** Start of DATASET EXTRACT **

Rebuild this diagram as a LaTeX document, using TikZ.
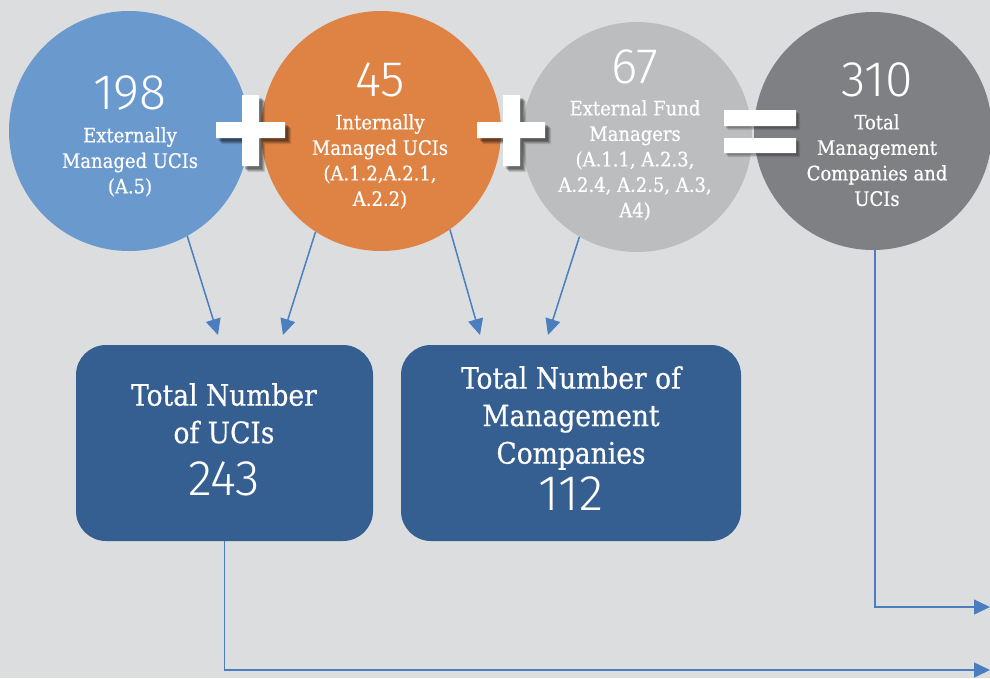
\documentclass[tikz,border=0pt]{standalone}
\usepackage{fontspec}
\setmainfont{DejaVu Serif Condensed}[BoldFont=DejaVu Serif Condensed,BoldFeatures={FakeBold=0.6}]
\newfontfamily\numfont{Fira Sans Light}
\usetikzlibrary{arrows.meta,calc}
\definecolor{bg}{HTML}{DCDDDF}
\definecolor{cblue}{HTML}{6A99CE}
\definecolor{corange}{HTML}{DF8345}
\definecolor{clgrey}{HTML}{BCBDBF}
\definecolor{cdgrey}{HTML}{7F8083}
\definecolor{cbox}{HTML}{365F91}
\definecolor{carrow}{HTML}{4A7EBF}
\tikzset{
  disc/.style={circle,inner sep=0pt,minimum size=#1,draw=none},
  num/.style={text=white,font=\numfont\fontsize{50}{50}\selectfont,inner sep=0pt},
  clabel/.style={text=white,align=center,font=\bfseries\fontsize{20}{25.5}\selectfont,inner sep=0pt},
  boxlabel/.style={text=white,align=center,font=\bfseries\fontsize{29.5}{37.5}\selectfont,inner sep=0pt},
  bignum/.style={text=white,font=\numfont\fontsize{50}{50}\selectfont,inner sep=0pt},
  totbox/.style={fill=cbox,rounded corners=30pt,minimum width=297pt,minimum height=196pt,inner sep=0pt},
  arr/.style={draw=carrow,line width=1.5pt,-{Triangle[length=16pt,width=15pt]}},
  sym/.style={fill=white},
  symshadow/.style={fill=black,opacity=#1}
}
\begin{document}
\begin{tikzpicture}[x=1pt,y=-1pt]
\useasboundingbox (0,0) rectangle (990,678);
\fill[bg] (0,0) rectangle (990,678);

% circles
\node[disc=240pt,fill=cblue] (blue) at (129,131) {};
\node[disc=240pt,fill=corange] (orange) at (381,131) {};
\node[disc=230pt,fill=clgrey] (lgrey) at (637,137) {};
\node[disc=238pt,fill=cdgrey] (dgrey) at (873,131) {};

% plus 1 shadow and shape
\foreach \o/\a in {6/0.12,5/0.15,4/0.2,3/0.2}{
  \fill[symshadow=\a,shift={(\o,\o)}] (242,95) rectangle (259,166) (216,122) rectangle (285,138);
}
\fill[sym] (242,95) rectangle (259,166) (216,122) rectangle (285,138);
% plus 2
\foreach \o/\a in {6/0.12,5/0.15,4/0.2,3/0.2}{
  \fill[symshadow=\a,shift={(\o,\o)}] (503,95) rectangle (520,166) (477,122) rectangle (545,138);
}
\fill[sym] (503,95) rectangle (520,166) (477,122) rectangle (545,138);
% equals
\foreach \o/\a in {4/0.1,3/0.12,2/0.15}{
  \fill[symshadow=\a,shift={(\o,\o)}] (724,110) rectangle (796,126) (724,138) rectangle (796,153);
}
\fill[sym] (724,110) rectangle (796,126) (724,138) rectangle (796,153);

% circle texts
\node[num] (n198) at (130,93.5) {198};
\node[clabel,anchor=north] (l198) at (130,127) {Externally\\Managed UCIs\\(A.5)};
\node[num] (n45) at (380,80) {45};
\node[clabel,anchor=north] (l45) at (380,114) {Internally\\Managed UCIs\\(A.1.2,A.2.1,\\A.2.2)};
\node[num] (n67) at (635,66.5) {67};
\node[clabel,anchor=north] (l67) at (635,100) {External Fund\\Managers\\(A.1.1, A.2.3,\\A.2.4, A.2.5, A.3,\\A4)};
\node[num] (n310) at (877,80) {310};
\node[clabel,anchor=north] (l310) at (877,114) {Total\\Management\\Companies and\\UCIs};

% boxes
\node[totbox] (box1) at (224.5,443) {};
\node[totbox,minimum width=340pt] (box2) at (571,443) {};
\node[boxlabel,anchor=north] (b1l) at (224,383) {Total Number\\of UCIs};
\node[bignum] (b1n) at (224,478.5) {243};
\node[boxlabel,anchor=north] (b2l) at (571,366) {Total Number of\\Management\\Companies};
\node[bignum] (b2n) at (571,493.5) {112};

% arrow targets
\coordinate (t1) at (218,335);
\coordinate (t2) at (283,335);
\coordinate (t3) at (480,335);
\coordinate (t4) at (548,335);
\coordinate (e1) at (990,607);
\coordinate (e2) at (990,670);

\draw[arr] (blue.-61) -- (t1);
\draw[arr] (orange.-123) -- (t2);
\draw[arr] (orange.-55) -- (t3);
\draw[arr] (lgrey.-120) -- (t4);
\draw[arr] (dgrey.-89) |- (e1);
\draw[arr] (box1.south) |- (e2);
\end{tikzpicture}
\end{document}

** End of DATASET EXTRACT **

#### SHORT EXERCISE
Exactly as they appear, print the lines of the listing above from its first line through the line that contains "(dgrey) at (873,131)", minus the pictures.

#### RESULT BELOW
Rebuild this diagram as a LaTeX document, using TikZ.
\documentclass[tikz,border=0pt]{standalone}
\usepackage{fontspec}
\setmainfont{DejaVu Serif Condensed}[BoldFont=DejaVu Serif Condensed,BoldFeatures={FakeBold=0.6}]
\newfontfamily\numfont{Fira Sans Light}
\usetikzlibrary{arrows.meta,calc}
\definecolor{bg}{HTML}{DCDDDF}
\definecolor{cblue}{HTML}{6A99CE}
\definecolor{corange}{HTML}{DF8345}
\definecolor{clgrey}{HTML}{BCBDBF}
\definecolor{cdgrey}{HTML}{7F8083}
\definecolor{cbox}{HTML}{365F91}
\definecolor{carrow}{HTML}{4A7EBF}
\tikzset{
  disc/.style={circle,inner sep=0pt,minimum size=#1,draw=none},
  num/.style={text=white,font=\numfont\fontsize{50}{50}\selectfont,inner sep=0pt},
  clabel/.style={text=white,align=center,font=\bfseries\fontsize{20}{25.5}\selectfont,inner sep=0pt},
  boxlabel/.style={text=white,align=center,font=\bfseries\fontsize{29.5}{37.5}\selectfont,inner sep=0pt},
  bignum/.style={text=white,font=\numfont\fontsize{50}{50}\selectfont,inner sep=0pt},
  totbox/.style={fill=cbox,rounded corners=30pt,minimum width=297pt,minimum height=196pt,inner sep=0pt},
  arr/.style={draw=carrow,line width=1.5pt,-{Triangle[length=16pt,width=15pt]}},
  sym/.style={fill=white},
  symshadow/.style={fill=black,opacity=#1}
}
\begin{document}
\begin{tikzpicture}[x=1pt,y=-1pt]
\useasboundingbox (0,0) rectangle (990,678);
\fill[bg] (0,0) rectangle (990,678);

% circles
\node[disc=240pt,fill=cblue] (blue) at (129,131) {};
\node[disc=240pt,fill=corange] (orange) at (381,131) {};
\node[disc=230pt,fill=clgrey] (lgrey) at (637,137) {};
\node[disc=238pt,fill=cdgrey] (dgrey) at (873,131) {};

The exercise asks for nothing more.